This week, a variety of things have happened that have made me rethink my perspective on life. I just opened an art show (that I curated with another woman) last week, I was finally getting a chance to catch my breath. I was coming out of a hurricane experience, and the change left me feeling depressed, though a bit less stressed. My thoughts are still raw, and they may change, but for today they feel profound enough to share.
My 41st birthday was on Friday. Having been obsessed with my right ear's adventures, my poor birthday could have gone by unnoticed. My focus had been on finding a cause for my ear's noise, and getting through the day without panicking over it all. Just two days before my birthday, however, I discovered that an old high school friend (my best friend's boyfriend, actually) had tinnitus. He's a cool guy who lives a pretty adventurous life, and who seems to have a positive outlook. When I asked him how he deals with it, he said something to the effect of, It's hard at first, but you adjust. After reading an alarming number of testimonies from people who said they've been suicidal over it, his words were a gift. I decided from that point on to stop asking around, and to believe what he said whole-heartedly. And that night, for the first time in weeks, I slept soundly (despite the ringing) through the night.
On the morning of my birthday, I had plans to go to acupuncture, and then spend the day with my boyfriend. He offered to do whatever I wanted that day, and I had special (private) plans for us. That day, my friend Betty went to our favorite morning coffee place, Heavenly Temptations, and called to meet me to see if I would meet her for coffee. I couldn't, but she wished me a happy birthday and we should meet next week. An hour later, when I returned home from acupuncture, I found a bunch of cards between my storm and wooden doors. And presents. A friend of mine who works at Heavenly, came to my house to drop off her card and present, and also dropped off a card from Betty. Anne's card was from Scotland (her homeland), and the present was a bunch of my favorite handknit washcloths that she makes. Everything was so personal, and they were brought to my house and left for me. How do I get to have such good people in my life?
My day with W couldn't have been more beautiful. Without giving it all away, I can only say that everything was perfect. It was sunny and 60*, and our whole day was like a dream. Being outside with the man that I love, in sunlight, on a very warm November day, made my birthday complete.
But wait. There's more!
If you read my blog regularly, you know that I work diligently at being First Mom. My birthday was no different. I pulled up to school just after 2 p.m., killed the engine, reclined the seat, and put my bare feet out the window. I had just started reading an article on Jay Bakker (famously known for being the son of Jim and Tammy Faye Bakker) in New York Magazine when I heard a car pull up beside me. I sat up and saw my friend Betty (the same Betty who wanted to meet me for coffee, and whose card was delivered to my door) with her two kids in the car. They sang the entire birthday song, start to finish, for me. I couldn't believe it.

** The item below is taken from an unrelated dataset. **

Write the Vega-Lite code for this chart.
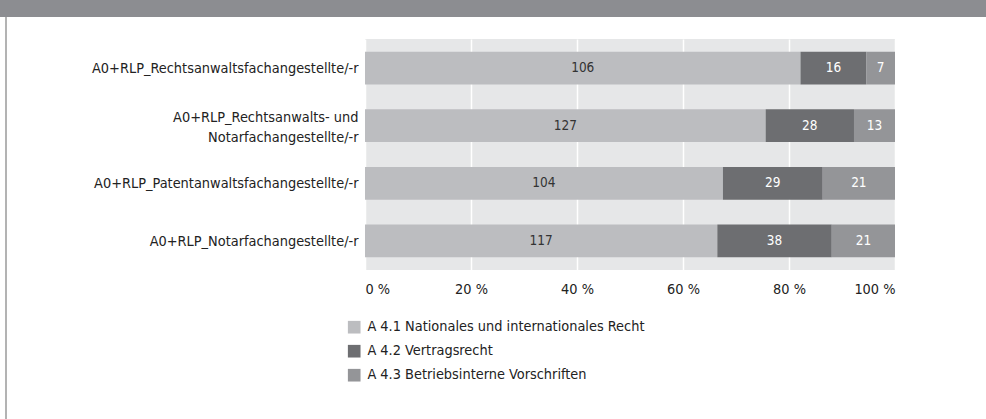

It continues, on and on again. Mandy and her daughter driving by and stopping to wish me a happy birthday, calls from friends, from my mom, my dad, W's family. I arrived home to a chair tied with a huge bundle of oversized mylar balloons, a bouquet of flowers, and a set of Learning to Speak Italian CDs from my mother. My ex-husband and his wife took my son to get me gifts, and my boyfriend's ex-wife took the girls to get me gifts. Heart-warming gestures.
That afternoon, I had lunch with my son at Roma Pizzeria. The family that owns it knows us so well, that going in there feels like a giant hug. It was a wonderful afternoon. And that night at dinner, W had the waitress and her posse (along with the entire bar at the Second Half) sing me Happy Birthday. W belted it out loudest of all, because he knew that it would make me laugh shamelessly. Then today, we had breakfast at our favorite diner. Our waitress, Mina, who is also the owner of the diner, brought out two pieces of her mother's homemade dessert, Kataifi -- one for W, one for me -- with a big candelabra type candle standing in the middle, lit. So sweet, in every way possible.
And tonight was the cherry on top of the whole shebang. Our kids (along with W's exquisite help) planned a little surprise party for me. On the sly, they went to Party City and got streamers, balloons, and festive plates and turned W's house into a disco. They even got a disco ball mylar balloon to match the disco ball that they'd placed and lit in the kitchen. And when the kids had a dance off, taking turns breakdancing in the kitchen, I was so overcome with joy that I couldn't imagine why I'd ever been unhappy.
All of these experiences moved me.
What I realized most is that life is about the family you create, not the one that you are born into. I can honestly tell you that W and the kids are my family. But that feeling extends out to all of the people who show up, who create the moments that matter.